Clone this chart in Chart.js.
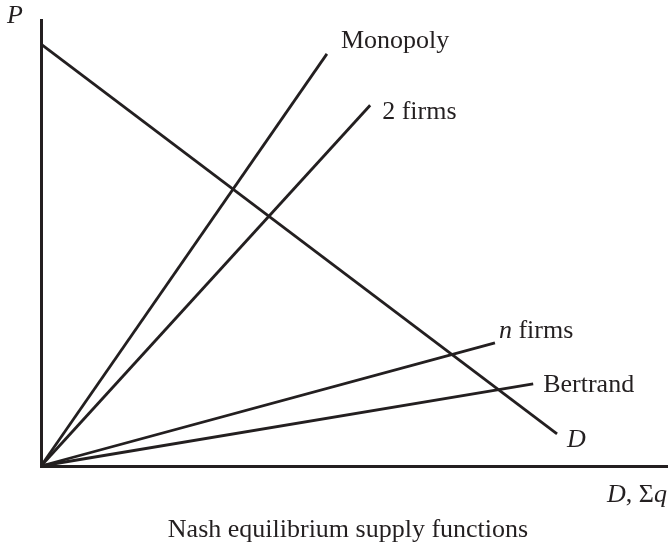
<!DOCTYPE html>
<html>
<head>
<meta charset="utf-8">
<script src="https://cdn.jsdelivr.net/npm/chart.js@4"></script>
<style>
  html, body { margin: 0; padding: 0; background: #fff; }
</style>
</head>
<body>
<canvas id="nash" width="668" height="545"></canvas>
<script>
// schematic lines, in axis units (0-100 on both axes)
const lineNames = ['D', 'Monopoly', '2 firms', 'n firms', 'Bertrand'];
const startX = [0, 0, 0, 0, 0];
const startY = [94.6, 0, 0, 0, 0];
const endX = [82.3, 45.6, 52.5, 72.4, 78.5];
const endY = [7.2, 92.4, 80.9, 27.6, 18.4];

const ink = '#231f20';
const serif = '"Liberation Serif", "Times New Roman", serif';
const fontSize = 26;

// label text runs [text, italic] and offset from the line end (px)
const labelRuns = {
  'D': [['D', true]],
  'Monopoly': [['Monopoly', false]],
  '2 firms': [['2 firms', false]],
  'n firms': [['n', true], [' firms', false]],
  'Bertrand': [['Bertrand', false]],
};
const labelOffset = {
  'D': [10, 13],
  'Monopoly': [14, -6],
  '2 firms': [12, 14],
  'n firms': [4, -5],
  'Bertrand': [10, 8],
};

function drawRuns(ctx, runs, x, y, align) {
  let total = 0;
  runs.forEach(r => {
    ctx.font = (r[1] ? 'italic ' : '') + fontSize + 'px ' + serif;
    total += ctx.measureText(r[0]).width;
  });
  let cx = align === 'right' ? x - total : align === 'center' ? x - total / 2 : x;
  runs.forEach(r => {
    ctx.font = (r[1] ? 'italic ' : '') + fontSize + 'px ' + serif;
    ctx.fillText(r[0], cx, y);
    cx += ctx.measureText(r[0]).width;
  });
}

const textPlugin = {
  id: 'diagramText',
  afterDraw(chart) {
    const ctx = chart.ctx;
    const xs = chart.scales.x, ys = chart.scales.y;
    ctx.save();
    ctx.fillStyle = ink;
    ctx.textBaseline = 'alphabetic';
    ctx.textAlign = 'left';
    lineNames.forEach((name, i) => {
      const px = xs.getPixelForValue(endX[i]);
      const py = ys.getPixelForValue(endY[i]);
      const off = labelOffset[name];
      drawRuns(ctx, labelRuns[name], px + off[0], py + off[1], 'left');
    });
    const area = chart.chartArea;
    drawRuns(ctx, [['P', true]], area.left - 34, area.top + 3, 'left');
    drawRuns(ctx, [['D', true], [', Σ', false], ['q', true]], area.right - 1, area.bottom + 36, 'right');
    drawRuns(ctx, [['Nash equilibrium supply functions', false]], 348, area.bottom + 71, 'center');
    ctx.restore();
  }
};

const datasets = lineNames.map((name, i) => ({
  label: name,
  data: [{ x: startX[i], y: startY[i] }, { x: endX[i], y: endY[i] }],
  showLine: true,
  borderColor: ink,
  borderWidth: 2.8,
  pointRadius: 0,
  clip: false,
}));

new Chart(document.getElementById('nash'), {
  type: 'scatter',
  data: { datasets: datasets },
  options: {
    responsive: false,
    animation: false,
    layout: { padding: { top: 20, left: 0, right: 0, bottom: 0 } },
    plugins: { legend: { display: false }, tooltip: { enabled: false } },
    scales: {
      x: {
        type: 'linear', min: 0, max: 100,
        grid: { display: false },
        ticks: { display: false },
        border: { display: true, color: ink, width: 3 },
        afterFit: s => { s.height = 79; },
      },
      y: {
        type: 'linear', min: 0, max: 100,
        grid: { display: false },
        ticks: { display: false },
        border: { display: true, color: ink, width: 3 },
        afterFit: s => { s.width = 41; },
      },
    },
  },
  plugins: [textPlugin],
});
</script>
</body>
</html>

+ + +

#### Given instruction
Using the material above, set down every line exactly, but skip the pictures.

#### Reply to the exercise
Clone this chart in Chart.js.
<!DOCTYPE html>
<html>
<head>
<meta charset="utf-8">
<script src="https://cdn.jsdelivr.net/npm/chart.js@4"></script>
<style>
  html, body { margin: 0; padding: 0; background: #fff; }
</style>
</head>
<body>
<canvas id="nash" width="668" height="545"></canvas>
<script>
// schematic lines, in axis units (0-100 on both axes)
const lineNames = ['D', 'Monopoly', '2 firms', 'n firms', 'Bertrand'];
const startX = [0, 0, 0, 0, 0];
const startY = [94.6, 0, 0, 0, 0];
const endX = [82.3, 45.6, 52.5, 72.4, 78.5];
const endY = [7.2, 92.4, 80.9, 27.6, 18.4];

const ink = '#231f20';
const serif = '"Liberation Serif", "Times New Roman", serif';
const fontSize = 26;

// label text runs [text, italic] and offset from the line end (px)
const labelRuns = {
  'D': [['D', true]],
  'Monopoly': [['Monopoly', false]],
  '2 firms': [['2 firms', false]],
  'n firms': [['n', true], [' firms', false]],
  'Bertrand': [['Bertrand', false]],
};
const labelOffset = {
  'D': [10, 13],
  'Monopoly': [14, -6],
  '2 firms': [12, 14],
  'n firms': [4, -5],
  'Bertrand': [10, 8],
};

function drawRuns(ctx, runs, x, y, align) {
  let total = 0;
  runs.forEach(r => {
    ctx.font = (r[1] ? 'italic ' : '') + fontSize + 'px ' + serif;
    total += ctx.measureText(r[0]).width;
  });
  let cx = align === 'right' ? x - total : align === 'center' ? x - total / 2 : x;
  runs.forEach(r => {
    ctx.font = (r[1] ? 'italic ' : '') + fontSize + 'px ' + serif;
    ctx.fillText(r[0], cx, y);
    cx += ctx.measureText(r[0]).width;
  });
}

const textPlugin = {
  id: 'diagramText',
  afterDraw(chart) {
    const ctx = chart.ctx;
    const xs = chart.scales.x, ys = chart.scales.y;
    ctx.save();
    ctx.fillStyle = ink;
    ctx.textBaseline = 'alphabetic';
    ctx.textAlign = 'left';
    lineNames.forEach((name, i) => {
      const px = xs.getPixelForValue(endX[i]);
      const py = ys.getPixelForValue(endY[i]);
      const off = labelOffset[name];
      drawRuns(ctx, labelRuns[name], px + off[0], py + off[1], 'left');
    });
    const area = chart.chartArea;
    drawRuns(ctx, [['P', true]], area.left - 34, area.top + 3, 'left');
    drawRuns(ctx, [['D', true], [', Σ', false], ['q', true]], area.right - 1, area.bottom + 36, 'right');
    drawRuns(ctx, [['Nash equilibrium supply functions', false]], 348, area.bottom + 71, 'center');
    ctx.restore();
  }
};

const datasets = lineNames.map((name, i) => ({
  label: name,
  data: [{ x: startX[i], y: startY[i] }, { x: endX[i], y: endY[i] }],
  showLine: true,
  borderColor: ink,
  borderWidth: 2.8,
  pointRadius: 0,
  clip: false,
}));

new Chart(document.getElementById('nash'), {
  type: 'scatter',
  data: { datasets: datasets },
  options: {
    responsive: false,
    animation: false,
    layout: { padding: { top: 20, left: 0, right: 0, bottom: 0 } },
    plugins: { legend: { display: false }, tooltip: { enabled: false } },
    scales: {
      x: {
        type: 'linear', min: 0, max: 100,
        grid: { display: false },
        ticks: { display: false },
        border: { display: true, color: ink, width: 3 },
        afterFit: s => { s.height = 79; },
      },
      y: {
        type: 'linear', min: 0, max: 100,
        grid: { display: false },
        ticks: { display: false },
        border: { display: true, color: ink, width: 3 },
        afterFit: s => { s.width = 41; },
      },
    },
  },
  plugins: [textPlugin],
});
</script>
</body>
</html>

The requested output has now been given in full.